The Financial Conduct Authority’s (FCA) dual pricing rules reflects an evolving understanding among regulators of behavioural biases – factors that mean that none of us are as rational in our decisions as we like to think.

These are measurable biases such as ‘optimism bias’ – the belief that bad things are much less likely to happen to us – and ‘status quo bias’ – our tendency to stick with what we’ve got rather than make an effort to change.

Together, they make us more likely to chase lower prices when we buy insurance, but then they make us more likely to put up with higher prices when it comes to renewal – until we realise that we are paying several times more than we could have paid if we had shopped around. These biases have undermined healthy competition and made regulation inevitable.

The impact on trust of a market skewed by these biases can be seen in the CII’s Trust Index – a survey of 1,000 consumers and SMEs that has been tracking consumers’ attitudes to renewal pricing in both the individual consumer and SME markets since 2019.

We measure the gap between consumers’ trust in insurers on different key indicators, on a scale of plus or minus 30. As a rough guide, where the gap is measured at three or below, trust is high; and where it is measured at eight or above, urgent corrective action is required. Anywhere in the middle indicates room for improvement, but not the kind of crisis that will reach the front page of newspapers or generate a Twitter storm.

Between 2019 and 2021, the expectation gap for treatment of loyal customers has stayed stubbornly in the ‘urgent corrective action’ zone for retail insurance products like motor, home and travel insurance. However, during the same period the expectation gap has stayed out of the ‘urgent action’ zone for SMEs (there has been a slight uptick in the latest figures for both SMEs and consumers – probably because of the recent publicity around the FCA’s new rules and the existence of the ‘loyalty penalty’).

One key reason for this difference has been around the much higher level of intermediation in the SME sector.

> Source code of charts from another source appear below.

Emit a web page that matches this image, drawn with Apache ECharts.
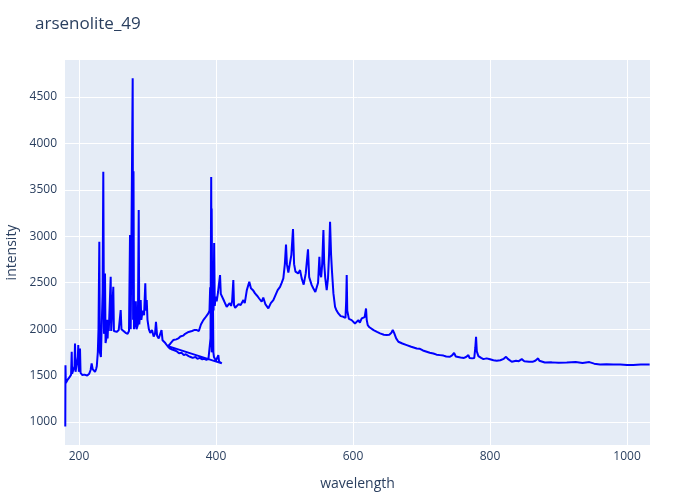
<!DOCTYPE html>
<html>
<head>
<meta charset="utf-8">
<script src="https://cdn.jsdelivr.net/npm/echarts@6/dist/echarts.min.js"></script>
<style>
  html, body { margin: 0; padding: 0; background: #fff; }
  #chart { width: 700px; height: 500px; }
</style>
</head>
<body>
<div id="chart"></div>
<script>
// first scan (180 - 409 nm)
const wavelengthA = [180.0, 180.3, 180.8, 183, 186, 188.5, 189.4, 190, 192, 193.5, 194.2, 195, 197, 198.3, 199, 199.8, 201.5, 202.3, 205, 208, 212, 215, 217, 218.5, 220, 223.4, 225, 226, 227.5, 228.5, 229.7, 230.5, 232, 233.5, 234.5, 235.5, 236.5, 237.5, 238, 238.8, 240, 241, 241.8, 242.8, 243.5, 245, 246.3, 247, 248.5, 250.1, 251, 253, 255, 258, 260.9, 262, 265, 268, 271, 273, 274.5, 275.5, 277, 278.4, 279.0, 279.6, 280.3, 281.5, 283, 284, 286, 287.2, 288, 289, 290.1, 291, 293, 295, 296.8, 297.8, 298.9, 300, 302, 304, 306.6, 309, 311, 312.4, 314, 316.4, 318.5, 320.5, 322, 324, 326, 328, 330, 333, 336, 340, 343, 346, 350, 353, 356, 360, 363, 366, 370, 373, 376, 380, 383, 386, 389, 391, 392, 393, 393.8, 394.5, 395.3, 396.2, 397, 398, 400, 402, 403.4, 404.5, 406.5, 408.4]
const intensityA = [950, 1610, 1420, 1450, 1480, 1510, 1756, 1520, 1530, 1600, 1846, 1540, 1560, 1700, 1828, 1540, 1792, 1530, 1505, 1510, 1500, 1520, 1560, 1631, 1570, 1540, 1570, 1600, 1750, 2000, 2941, 1750, 1700, 1720, 2400, 3695, 1950, 2000, 2600, 1850, 1900, 2100, 1900, 2097, 1980, 2000, 2564, 1980, 2000, 2456, 1980, 2000, 1970, 1990, 2205, 2000, 1980, 1960, 1950, 1980, 3013, 2000, 2000, 4702, 2100, 3700, 2000, 2050, 2300, 2000, 2050, 3283, 2050, 2150, 2313, 2100, 2200, 2150, 2493, 2200, 2313, 2100, 2000, 1960, 1990, 1920, 1950, 2080, 1930, 1900, 1880, 1990, 1880, 1860, 1850, 1830, 1810, 1790, 1780, 1770, 1760, 1740, 1745, 1720, 1730, 1710, 1700, 1690, 1700, 1680, 1690, 1675, 1680, 1670, 1680, 1666, 1900, 3640, 1750, 1800, 2500, 1750, 1700, 1680, 1660, 1650, 1720, 1650, 1640, 1631]

// second scan (330 - 1033 nm)
const wavelengthB = [330, 333, 335, 337.6, 340, 342, 345, 348, 350, 352, 355, 357, 360, 362, 365, 368, 370, 372, 375, 378, 381.5, 384, 386.5, 388.8, 390.5, 391.5, 392.5, 393.7, 394.5, 395.5, 396.5, 397.3, 398.2, 399.5, 401, 403, 404, 405.9, 407, 409, 412, 415.6, 418, 420, 422, 423.5, 425.3, 426.3, 428, 430.2, 433, 436, 440, 442, 445, 448.6, 451, 454, 457, 460, 463, 466.7, 469, 472, 476.4, 480, 483.7, 487, 490, 493.5, 496, 498.3, 500.5, 502.2, 503.5, 505.6, 508, 510, 512.4, 514, 516, 518, 520, 522.7, 525, 528, 531, 534.3, 536, 539.7, 542, 545, 547, 549, 550.9, 552, 553.5, 555, 556.8, 558, 559.5, 561.6, 563.5, 565, 566.5, 568, 569.5, 571.4, 573.8, 576, 578.6, 582, 585.9, 589, 590, 590.8, 591.6, 594, 598, 600.5, 602.9, 605, 607.8, 610, 612.7, 615, 617, 618.3, 619, 620, 621.5, 624, 626.4, 630, 635, 639.5, 645, 649.2, 653, 656, 658, 660, 663, 666.2, 672, 678.4, 685, 693, 695, 697, 702, 707.6, 712, 717.3, 722, 727, 732, 736, 741.6, 745, 747.5, 750, 757, 762, 765, 768.4, 770, 774, 777, 778.5, 779.6, 780.7, 783, 787, 790.3, 795, 800, 805, 809.8, 815, 820, 823.4, 826, 831.7, 838, 842, 846.3, 850, 857, 862, 866, 868, 870.2, 872, 880, 890, 900, 912, 925, 935, 945, 952, 960.6, 970, 980, 990, 1000, 1009, 1020, 1033]
const intensityB = [1817, 1840, 1860, 1882, 1870, 1890, 1900, 1920, 1910, 1930, 1950, 1954, 1970, 1950, 1980, 1990, 1970, 1990, 1980, 2050, 2097, 2120, 2140, 2169, 2200, 2450, 2300, 3300, 2250, 2600, 2200, 2927, 2250, 2350, 2300, 2400, 2380, 2582, 2380, 2400, 2300, 2241, 2260, 2280, 2250, 2300, 2528, 2260, 2230, 2223, 2270, 2260, 2313, 2280, 2420, 2510, 2440, 2420, 2385, 2360, 2330, 2295, 2340, 2270, 2223, 2280, 2313, 2370, 2420, 2456, 2500, 2546, 2700, 2910, 2700, 2610, 2610, 2800, 3078, 2700, 2620, 2620, 2600, 2636, 2550, 2480, 2600, 2860, 2560, 2474, 2440, 2400, 2385, 2500, 2780, 2600, 2560, 2700, 3067, 2700, 2550, 2420, 2550, 2800, 3157, 2800, 2600, 2385, 2241, 2200, 2169, 2140, 2133, 2120, 2300, 2582, 2200, 2110, 2097, 2080, 2061, 2080, 2097, 2070, 2115, 2100, 2130, 2150, 2223, 2100, 2043, 2020, 2007, 1990, 1970, 1954, 1940, 1936, 1940, 1960, 1990, 1960, 1900, 1864, 1845, 1828, 1810, 1792, 1810, 1790, 1770, 1756, 1745, 1738, 1725, 1720, 1715, 1705, 1702, 1720, 1745, 1705, 1695, 1690, 1700, 1720, 1690, 1685, 1690, 1800, 1917, 1760, 1710, 1690, 1677, 1685, 1675, 1665, 1659, 1665, 1680, 1702, 1680, 1649, 1660, 1655, 1677, 1655, 1650, 1648, 1660, 1670, 1685, 1660, 1640, 1642, 1638, 1640, 1645, 1635, 1645, 1628, 1620, 1622, 1618, 1620, 1615, 1615, 1618, 1620]

const xTicks = [200, 400, 600, 800, 1000]
const yTicks = [1000, 1500, 2000, 2500, 3000, 3500, 4000, 4500]

// one trace, same as the original: the second scan follows the first
const points = []
wavelengthA.forEach((w, i) => points.push([w, intensityA[i]]))
wavelengthB.forEach((w, i) => points.push([w, intensityB[i]]))

const textColor = "#2a3f5f"
const font = "Open Sans"

const myChart = echarts.init(document.getElementById("chart"))

const option = {
  animation: false,
  backgroundColor: "#fff",
  title: {
    text: "arsenolite_49",
    left: 35,
    top: 16,
    padding: 0,
    textStyle: { fontFamily: font, fontSize: 17, fontWeight: "normal", color: textColor }
  },
  grid: {
    left: 65,
    right: 50,
    top: 60,
    bottom: 55,
    outerBoundsMode: "none",
    containLabel: false,
    show: true,
    backgroundColor: "#E5ECF6",
    borderWidth: 0
  },
  xAxis: {
    type: "value",
    min: 179.6,
    max: 1033.5,
    name: "wavelength",
    nameLocation: "middle",
    nameGap: 32,
    nameTextStyle: { fontFamily: font, fontSize: 14, color: textColor },
    axisLine: { show: false },
    axisTick: { show: false, customValues: xTicks },
    axisLabel: { customValues: xTicks, margin: 6, formatter: (v) => String(v), fontFamily: font, fontSize: 12, color: textColor },
    splitLine: { show: true, lineStyle: { color: "#fff", width: 1 } }
  },
  yAxis: {
    type: "value",
    min: 752,
    max: 4899,
    name: "intensity",
    nameLocation: "middle",
    nameGap: 46,
    nameTextStyle: { fontFamily: font, fontSize: 14, color: textColor },
    axisLine: { show: false },
    axisTick: { show: false, customValues: yTicks },
    axisLabel: { customValues: yTicks, margin: 8, formatter: (v) => String(v), fontFamily: font, fontSize: 12, color: textColor },
    splitLine: { show: true, lineStyle: { color: "#fff", width: 1 } }
  },
  series: [
    {
      type: "line",
      data: points,
      showSymbol: false,
      lineStyle: { color: "#0000ff", width: 2 },
      itemStyle: { color: "#0000ff" }
    }
  ]
}

myChart.setOption(option)
</script>
</body>
</html>
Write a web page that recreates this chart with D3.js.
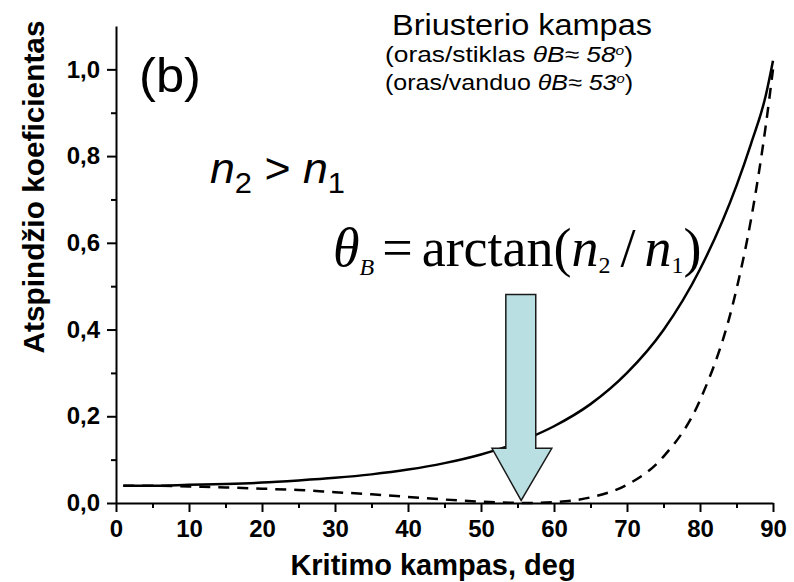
<!DOCTYPE html>
<html>
<head>
<meta charset="utf-8">
<script src="https://cdn.jsdelivr.net/npm/d3@7"></script>
<style>
  body { margin: 0; background: #fff; }
  text { font-family: "Liberation Sans", Arial, sans-serif; }
  .axis path, .axis line { stroke: #000; stroke-width: 2; }
  .label { font-size: 29px; font-weight: bold; }
</style>
</head>
<body>
<svg width="794" height="582"></svg>
<script>
// incidence angle (deg) and reflectance
var angles = [1, 5, 10, 15, 20, 25, 30, 35, 40, 45, 50, 55, 56, 60, 65, 70, 75, 80, 85, 87, 89, 90];
var rsValues = [0.040, 0.040, 0.042, 0.044, 0.047, 0.052, 0.058, 0.066, 0.077, 0.092, 0.112, 0.139, 0.146, 0.177, 0.228, 0.300, 0.399, 0.539, 0.732, 0.829, 0.939, 1.02];
var rpValues = [0.040, 0.040, 0.038, 0.036, 0.033, 0.030, 0.025, 0.020, 0.014, 0.008, 0.003, 0.0002, 0.0, 0.002, 0.013, 0.042, 0.107, 0.237, 0.493, 0.655, 0.869, 1.0];

var xTicks = [0, 10, 20, 30, 40, 50, 60, 70, 80, 90];
var xMinorTicks = [5, 15, 25, 35, 45, 55, 65, 75, 85];
var yTicks = [0, 0.2, 0.4, 0.6, 0.8, 1.0];
var yMinorTicks = [0.1, 0.3, 0.5, 0.7, 0.9];

// arrow pointing at the Brewster angle (data units)
var arrowShaft = [53.4, 57.5];
var arrowHead = [51.5, 59.7];
var arrowTip = [55.5, 0.006];
var arrowTop = 0.481;
var arrowShoulder = 0.126;

var w = 794, h = 582;

var xscale = d3.scaleLinear().domain([0, 90]).range([116, 773]);
var yscale = d3.scaleLinear().domain([0, 1.1]).range([503, 26]);

var svg = d3.select("svg");

var fmt = function(d){ return d3.format(".1f")(d).replace(".", ","); };

// x axis
svg.append("g").attr("class", "x axis")
  .attr("transform", "translate(0," + yscale(0) + ")")
  .call(d3.axisBottom(xscale).tickValues(xTicks).tickSize(9).tickSizeOuter(0).tickPadding(8));

svg.append("g").attr("class", "x axis minor")
  .attr("transform", "translate(0," + yscale(0) + ")")
  .call(d3.axisBottom(xscale).tickValues(xMinorTicks).tickSize(5).tickFormat(""))
  .select(".domain").remove();

// y axis
svg.append("g").attr("class", "y axis")
  .attr("transform", "translate(" + xscale(0) + ",0)")
  .call(d3.axisLeft(yscale).tickValues(yTicks).tickSize(9).tickSizeOuter(0).tickPadding(7).tickFormat(fmt));

svg.append("g").attr("class", "y axis minor")
  .attr("transform", "translate(" + xscale(0) + ",0)")
  .call(d3.axisLeft(yscale).tickValues(yMinorTicks).tickSize(5).tickFormat(""))
  .select(".domain").remove();

svg.selectAll(".axis .tick text")
  .style("font-family", "'Liberation Sans', Arial, sans-serif")
  .style("font-size", "24px")
  .style("font-weight", "bold")
  .attr("fill", "#000");

// axis titles
svg.append("text").attr("class", "label")
  .attr("x", 433).attr("y", 575)
  .attr("text-anchor", "middle")
  .text("Kritimo kampas, deg");

svg.append("text").attr("class", "label")
  .attr("transform", "translate(44,187) rotate(-90)")
  .attr("text-anchor", "middle")
  .attr("textLength", 333)
  .attr("lengthAdjust", "spacingAndGlyphs")
  .text("Atspindžio koeficientas");

// curves
var line = d3.line()
  .x(function(d){ return xscale(d[0]); })
  .y(function(d){ return yscale(d[1]); })
  .curve(d3.curveMonotoneX);

svg.append("path")
  .datum(angles.map(function(a, i){ return [a, rpValues[i]]; }))
  .attr("d", line)
  .attr("fill", "none")
  .attr("stroke", "#000")
  .attr("stroke-width", 2.5)
  .attr("stroke-dasharray", "11,8");

svg.append("path")
  .datum(angles.map(function(a, i){ return [a, rsValues[i]]; }))
  .attr("d", line)
  .attr("fill", "none")
  .attr("stroke", "#000")
  .attr("stroke-width", 2.5);

// arrow
var arrowPts = [
  [arrowShaft[0], arrowTop], [arrowShaft[1], arrowTop],
  [arrowShaft[1], arrowShoulder], [arrowHead[1], arrowShoulder],
  [arrowTip[0], arrowTip[1]],
  [arrowHead[0], arrowShoulder], [arrowShaft[0], arrowShoulder]
];
svg.append("polygon")
  .attr("points", arrowPts.map(function(p){ return xscale(p[0]) + "," + yscale(p[1]); }).join(" "))
  .attr("fill", "#b9dfe2")
  .attr("stroke", "#1a1a1a")
  .attr("stroke-width", 1.5)
  .attr("stroke-linejoin", "miter");

// annotations
svg.append("text")
  .attr("x", 139).attr("y", 92)
  .style("font-size", "49px")
  .attr("textLength", 62)
  .attr("lengthAdjust", "spacingAndGlyphs")
  .text("(b)");

svg.append("text")
  .attr("x", 392).attr("y", 35)
  .style("font-size", "30px")
  .attr("textLength", 260)
  .attr("lengthAdjust", "spacingAndGlyphs")
  .text("Briusterio kampas");

var brewster = [["stiklas", "58"], ["vanduo", "53"]];
brewster.forEach(function(b, i){
  var t = svg.append("text")
    .attr("x", 385).attr("y", 61.5 + i * 28)
    .style("font-size", "22px")
    .attr("textLength", 248)
    .attr("lengthAdjust", "spacingAndGlyphs");
  t.append("tspan").text("(oras/" + b[0] + " ");
  t.append("tspan").style("font-style", "italic").text("θB≈ " + b[1]);
  t.append("tspan").style("font-style", "italic").style("font-size", "13px").attr("dy", -7).text("o");
  t.append("tspan").attr("dy", 7).text(")");
});

var ineq = svg.append("text")
  .attr("x", 210).attr("y", 183)
  .style("font-size", "42px")
  .style("font-style", "italic")
  .attr("textLength", 135)
  .attr("lengthAdjust", "spacingAndGlyphs");
ineq.append("tspan").text("n");
ineq.append("tspan").style("font-style", "normal").style("font-size", "29px").attr("dy", 10).text("2");
ineq.append("tspan").style("font-style", "normal").attr("dy", -10).text(" > ");
ineq.append("tspan").text("n");
ineq.append("tspan").style("font-style", "normal").style("font-size", "29px").attr("dy", 10).text("1");

var formula = svg.append("text")
  .attr("x", 333).attr("y", 266)
  .style("font-family", "'Liberation Serif', 'Times New Roman', serif")
  .style("font-size", "54px");
formula.append("tspan").style("font-style", "italic").text("θ");
formula.append("tspan").style("font-style", "italic").style("font-size", "24px").attr("dy", 9).text("B");
formula.append("tspan").attr("dy", -9).attr("dx", 8).text("=");
formula.append("tspan").attr("dx", 9).text("arctan(");
formula.append("tspan").style("font-style", "italic").text("n");
formula.append("tspan").style("font-size", "24px").attr("dy", 7).text("2");
formula.append("tspan").attr("dy", -7).attr("dx", 10).text("/");
formula.append("tspan").attr("dx", 9).style("font-style", "italic").text("n");
formula.append("tspan").style("font-size", "24px").attr("dy", 7).text("1");
formula.append("tspan").attr("dy", -7).text(")");
</script>
</body>
</html>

Brokers have been able to demonstrate to their SME clients that they are looking after the issue of renewal pricing more effectively than the comparison websites that dominate the retail market.

Encouragingly, experience in the SME sector shows that consumer trust can improve around renewal pricing, and that the FCA’s new rules can make the same difference for personal lines. However, it does not mean that insurers can sit back and wait for the FCA’s rules to fix it.

The same behavioural biases that made consumers over-optimistic about the risk of high renewal prices could also make them over-optimistic about the level of cover that very cheap policies can give. This could lead to a race towards ‘hollowing out’ cover, as insurers compete more keenly on price, leading, in turn, to poor outcomes for consumers with inadequate cover – and a loss of trust.

That is why our Public Trust Index also measures protection (how appropriate a policy is), confidence (whether or not consumers and SMEs think the policy will pay out) and respect (how consumers and SMEs who make a claim are treated).

These scores have generally been acceptable to good for both consumers and SMEs. In future, we will carry on looking at scores for loyalty, protection, confidence and respect to make sure that both consumers’ experience of renewal pricing improves, and that any improvement is not replaced by ‘hollowing out’.